═══ AVAILABLE DATA ═══

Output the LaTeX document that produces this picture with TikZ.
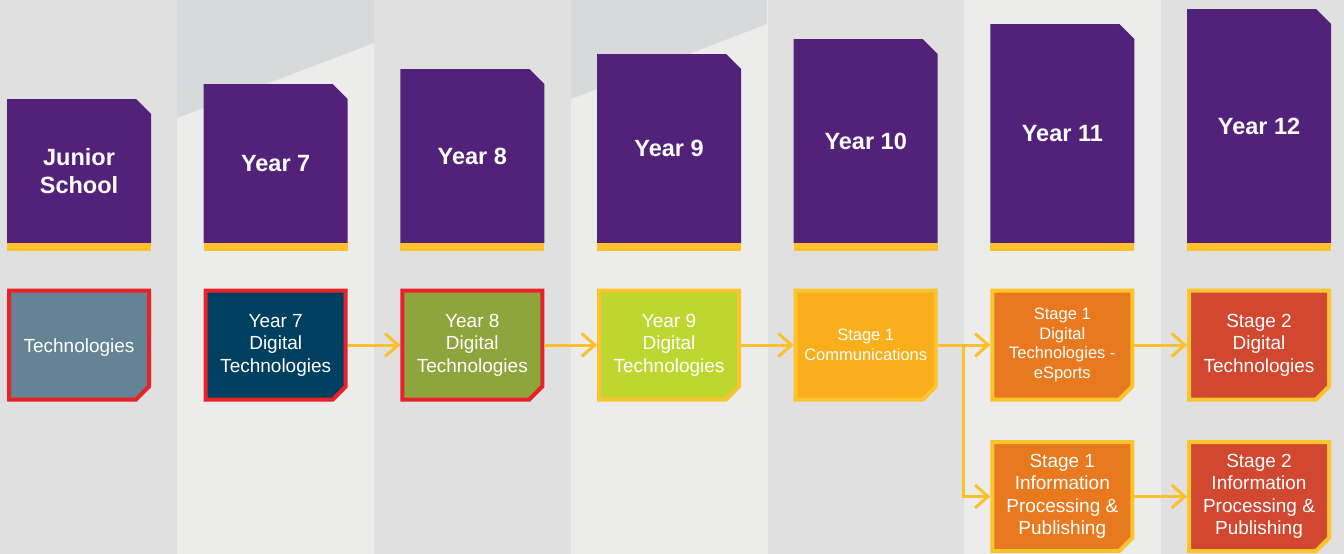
\documentclass[tikz,border=0pt]{standalone}
\usepackage{fontspec}
\setmainfont{Liberation Sans}
\usetikzlibrary{arrows.meta}
\definecolor{bggray}{HTML}{DFE0DF}
\definecolor{bglight}{HTML}{ECEDEA}
\definecolor{bgdark}{HTML}{D7DADB}
\definecolor{purp}{HTML}{52227A}
\definecolor{gold}{HTML}{FDC22B}
\definecolor{redc}{HTML}{E92128}
\definecolor{yelc}{HTML}{FCC42C}
\definecolor{arrowc}{HTML}{FCC02B}
\definecolor{techc}{HTML}{648496}
\definecolor{navyc}{HTML}{003F5F}
\definecolor{olivec}{HTML}{8DA53C}
\definecolor{limec}{HTML}{BDD630}
\definecolor{amberc}{HTML}{F9AF1B}
\definecolor{orangec}{HTML}{E8791F}
\definecolor{brickc}{HTML}{D24730}
\pgfdeclarelayer{back}
\pgfdeclarelayer{shapes}
\pgfsetlayers{back,shapes,main}
\tikzset{
  hdtext/.style={text=white, align=center, font=\fontsize{23.5}{28}\selectfont\bfseries},
  course/.style={minimum width=144pt, minimum height=113pt, inner sep=0pt, outer sep=0pt,
    text=white, align=center, font=\fontsize{19}{22.5}\selectfont,
    execute at begin node={\rule{0pt}{19pt}}},
  small/.style={font=\fontsize{16.5}{19.5}\selectfont,
    execute at begin node={\rule{0pt}{18.5pt}}},
  flow/.style={draw=arrowc, line width=3pt, -{Straight Barb[length=13pt,width=23pt]}}
}
% box with a cut corner, drawn behind its node
\newcommand\coursebox[2]{%
  \begin{pgfonlayer}{shapes}
    \filldraw[line width=4pt,#2] ([xshift=2pt,yshift=-2pt]#1.north west)
      -- ([xshift=-2pt,yshift=-2pt]#1.north east)
      -- ([xshift=-2pt,yshift=15pt]#1.south east)
      -- ([xshift=-15pt,yshift=2pt]#1.south east)
      -- ([xshift=2pt,yshift=2pt]#1.south west) -- cycle;
  \end{pgfonlayer}}
\begin{document}
\begin{tikzpicture}[x=1pt,y=-1pt]
  \useasboundingbox (0,0) rectangle (1344,554);
  % stripes
  \begin{pgfonlayer}{back}
    \fill[bggray] (0,0) rectangle (1344,554);
    \foreach \x in {177,571,964}
      \fill[bglight] (\x,0) rectangle ++(197,554);
    \fill[bgdark] (177,0) -- (374,0) -- (374,43) -- (177,118) -- cycle;
    \fill[bgdark] (571,0) -- (767,0) -- (767,24) -- (571,99) -- cycle;
  \end{pgfonlayer}
  % year headers
  \foreach \lbl [count=\i from 0] in {{Junior\\School},{Year 7},{Year 8},{Year 9},{Year 10},{Year 11},{Year 12}}{
    \pgfmathsetmacro\hx{7+196.67*\i}
    \pgfmathsetmacro\hy{99-15*\i}
    \begin{pgfonlayer}{shapes}
      \fill[purp] (\hx,\hy) -- ++(129,0) -- ++(15,15) |- (\hx,243) -- cycle;
      \fill[gold] (\hx,243) rectangle ++(144,8);
    \end{pgfonlayer}
    \node[hdtext] (hd\i) at ({\hx+72},{(\hy+243)/2}) {\lbl};
  }
  % courses
  \node[course] (tech) at (79,345) {Technologies};
  \node[course] (dt7) at (275.7,345) {Year 7\\Digital\\Technologies};
  \node[course] (dt8) at (472.3,345) {Year 8\\Digital\\Technologies};
  \node[course] (dt9) at (669,345) {Year 9\\Digital\\Technologies};
  \node[course,small] (comm) at (865.7,345) {Stage 1\\Communications};
  \node[course,small] (s1dt) at (1062.3,345) {Stage 1\\Digital\\Technologies -\\eSports};
  \node[course] (s2dt) at (1259,345) {Stage 2\\Digital\\Technologies};
  \node[course] (s1ipp) at (1062.3,496.5) {Stage 1\\Information\\Processing \&\\Publishing};
  \node[course] (s2ipp) at (1259,496.5) {Stage 2\\Information\\Processing \&\\Publishing};
  \coursebox{tech}{fill=techc,draw=redc}
  \coursebox{dt7}{fill=navyc,draw=redc}
  \coursebox{dt8}{fill=olivec,draw=redc}
  \coursebox{dt9}{fill=limec,draw=yelc}
  \coursebox{comm}{fill=amberc,draw=yelc}
  \coursebox{s1dt}{fill=orangec,draw=yelc}
  \coursebox{s2dt}{fill=brickc,draw=yelc}
  \coursebox{s1ipp}{fill=orangec,draw=yelc}
  \coursebox{s2ipp}{fill=brickc,draw=yelc}
  % pathway
  \coordinate (split) at (963,345);
  \draw[flow] (dt7.east) -- (dt8.west);
  \draw[flow] (dt8.east) -- (dt9.west);
  \draw[flow] (dt9.east) -- (comm.west);
  \draw[flow] (comm.east) -- (s1dt.west);
  \draw[flow] (comm.east) -- (split) |- (s1ipp.west);
  \draw[flow] (s1dt.east) -- (s2dt.west);
  \draw[flow] (s1ipp.east) -- (s2ipp.west);
\end{tikzpicture}
\end{document}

═══

**TO DO:**
Copy the listing over exactly, skipping the pictures it holds.

**SOLUTION FOR THIS EXERCISE:**
Output the LaTeX document that produces this picture with TikZ.
\documentclass[tikz,border=0pt]{standalone}
\usepackage{fontspec}
\setmainfont{Liberation Sans}
\usetikzlibrary{arrows.meta}
\definecolor{bggray}{HTML}{DFE0DF}
\definecolor{bglight}{HTML}{ECEDEA}
\definecolor{bgdark}{HTML}{D7DADB}
\definecolor{purp}{HTML}{52227A}
\definecolor{gold}{HTML}{FDC22B}
\definecolor{redc}{HTML}{E92128}
\definecolor{yelc}{HTML}{FCC42C}
\definecolor{arrowc}{HTML}{FCC02B}
\definecolor{techc}{HTML}{648496}
\definecolor{navyc}{HTML}{003F5F}
\definecolor{olivec}{HTML}{8DA53C}
\definecolor{limec}{HTML}{BDD630}
\definecolor{amberc}{HTML}{F9AF1B}
\definecolor{orangec}{HTML}{E8791F}
\definecolor{brickc}{HTML}{D24730}
\pgfdeclarelayer{back}
\pgfdeclarelayer{shapes}
\pgfsetlayers{back,shapes,main}
\tikzset{
  hdtext/.style={text=white, align=center, font=\fontsize{23.5}{28}\selectfont\bfseries},
  course/.style={minimum width=144pt, minimum height=113pt, inner sep=0pt, outer sep=0pt,
    text=white, align=center, font=\fontsize{19}{22.5}\selectfont,
    execute at begin node={\rule{0pt}{19pt}}},
  small/.style={font=\fontsize{16.5}{19.5}\selectfont,
    execute at begin node={\rule{0pt}{18.5pt}}},
  flow/.style={draw=arrowc, line width=3pt, -{Straight Barb[length=13pt,width=23pt]}}
}
% box with a cut corner, drawn behind its node
\newcommand\coursebox[2]{%
  \begin{pgfonlayer}{shapes}
    \filldraw[line width=4pt,#2] ([xshift=2pt,yshift=-2pt]#1.north west)
      -- ([xshift=-2pt,yshift=-2pt]#1.north east)
      -- ([xshift=-2pt,yshift=15pt]#1.south east)
      -- ([xshift=-15pt,yshift=2pt]#1.south east)
      -- ([xshift=2pt,yshift=2pt]#1.south west) -- cycle;
  \end{pgfonlayer}}
\begin{document}
\begin{tikzpicture}[x=1pt,y=-1pt]
  \useasboundingbox (0,0) rectangle (1344,554);
  % stripes
  \begin{pgfonlayer}{back}
    \fill[bggray] (0,0) rectangle (1344,554);
    \foreach \x in {177,571,964}
      \fill[bglight] (\x,0) rectangle ++(197,554);
    \fill[bgdark] (177,0) -- (374,0) -- (374,43) -- (177,118) -- cycle;
    \fill[bgdark] (571,0) -- (767,0) -- (767,24) -- (571,99) -- cycle;
  \end{pgfonlayer}
  % year headers
  \foreach \lbl [count=\i from 0] in {{Junior\\School},{Year 7},{Year 8},{Year 9},{Year 10},{Year 11},{Year 12}}{
    \pgfmathsetmacro\hx{7+196.67*\i}
    \pgfmathsetmacro\hy{99-15*\i}
    \begin{pgfonlayer}{shapes}
      \fill[purp] (\hx,\hy) -- ++(129,0) -- ++(15,15) |- (\hx,243) -- cycle;
      \fill[gold] (\hx,243) rectangle ++(144,8);
    \end{pgfonlayer}
    \node[hdtext] (hd\i) at ({\hx+72},{(\hy+243)/2}) {\lbl};
  }
  % courses
  \node[course] (tech) at (79,345) {Technologies};
  \node[course] (dt7) at (275.7,345) {Year 7\\Digital\\Technologies};
  \node[course] (dt8) at (472.3,345) {Year 8\\Digital\\Technologies};
  \node[course] (dt9) at (669,345) {Year 9\\Digital\\Technologies};
  \node[course,small] (comm) at (865.7,345) {Stage 1\\Communications};
  \node[course,small] (s1dt) at (1062.3,345) {Stage 1\\Digital\\Technologies -\\eSports};
  \node[course] (s2dt) at (1259,345) {Stage 2\\Digital\\Technologies};
  \node[course] (s1ipp) at (1062.3,496.5) {Stage 1\\Information\\Processing \&\\Publishing};
  \node[course] (s2ipp) at (1259,496.5) {Stage 2\\Information\\Processing \&\\Publishing};
  \coursebox{tech}{fill=techc,draw=redc}
  \coursebox{dt7}{fill=navyc,draw=redc}
  \coursebox{dt8}{fill=olivec,draw=redc}
  \coursebox{dt9}{fill=limec,draw=yelc}
  \coursebox{comm}{fill=amberc,draw=yelc}
  \coursebox{s1dt}{fill=orangec,draw=yelc}
  \coursebox{s2dt}{fill=brickc,draw=yelc}
  \coursebox{s1ipp}{fill=orangec,draw=yelc}
  \coursebox{s2ipp}{fill=brickc,draw=yelc}
  % pathway
  \coordinate (split) at (963,345);
  \draw[flow] (dt7.east) -- (dt8.west);
  \draw[flow] (dt8.east) -- (dt9.west);
  \draw[flow] (dt9.east) -- (comm.west);
  \draw[flow] (comm.east) -- (s1dt.west);
  \draw[flow] (comm.east) -- (split) |- (s1ipp.west);
  \draw[flow] (s1dt.east) -- (s2dt.west);
  \draw[flow] (s1ipp.east) -- (s2ipp.west);
\end{tikzpicture}
\end{document}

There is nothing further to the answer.